Sunday, October 19, 2014

It's so inexpensive here, we can't afford to go home!

When we settled our account this morning at the Oasis, we discovered that the 8 beers, 2 pizzas with delivery and 14 pounds of laundry we had done cost a whopping $14.  Everything is so inexpensive, we can't afford to come back home.

After a good western style breakfast, we caught a boat from the Oasis' jetty to Mo Cay, the district across the river that was a VC haven when I was here last. I watched the only B-52 strike I saw from the Ben Tre side of the river in 1972 before crossing with a South Vietnamese infantry unit to sweep the area.  In fact, that may have been the last time I visited the district.





Today's lesson in agronomy foccussed on coconuts.  Ben Tre is known in Vietnam as the "Coconut Kingdom."  Coconut processing has increased tremendously since the war and employs a lot of workers as it appears to be very labor intensive.  After debarking from our boat, we took bicycles down a country lane, stopping at various workshops along the way.  The first was at an older woman's small home, which she shares with her son and his family.  She spins coir into string for a couple of dollars a day to add a little money to the family budget.

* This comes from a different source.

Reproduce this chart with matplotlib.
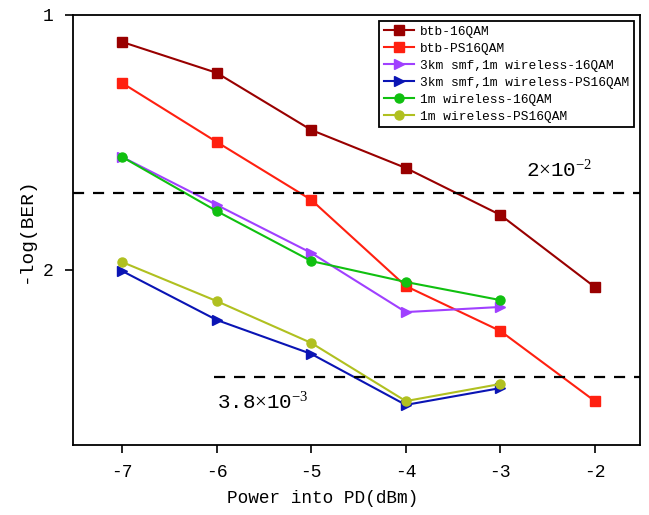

Our next stops were at a couple of workshops that broke the coconut husks into coir and dried the fibers.  The stuff is ubiquitous - in everything from car seats to welcome mats.  The Vietnamese sell most of their output to China.




Next, we visited a workshop where the workers husk the coconuts with razor sharp spear-pointed stakes in the shop floor.  A good worker like the guy giving us the high sign in the photo can make about $20 a day, which must be enough to live on, since his co-workers were quick to point out that he has 15 children.


At the next shop, the workers open the coconuts and take out the meat.



After drying the meat for a few days, it is put into a press, which extracts the oil and leaves a dried meal that is fed to animals.  The shells are baked into charcoal and the highest quality shell are used to make activated charcoal for filtration systems.  Nothing goes to waste.


The canals are full of workboats hauling coconuts, fertilizer, building materials, reclaimed silt to add to farm fields, and coconut products. 



An overview of what the people in Ben Tre do for their livelihoods like the one we have had the last two days would have been enormously valuable to me 40 years ago.  I might have had a better appreciation for just how disruptive such tactics as defoliating coconut groves would be to families who depend on the trees to make a living.

We left our bikes at the MoCay marketplace and got back on the van for the hour and a half drive through a torrential rainstorm to Can Tho, the administrative seat of the Mekong Delta region,  We're in another nice hotel tonight and turing in early so we can get up to visit the floating market on the Bassac River in the morning.


Thanh, gave us another great tip for a restaurant in the market on the riverfront and suggested we visit the night market.  Because the Vietnamese often live 3 or 4 generation in a small house, there is little privacy and young people spend lots of time socializing outdoors or at restaurants and karaoke clubs to get out of the house.  They were certainly out in force tonight!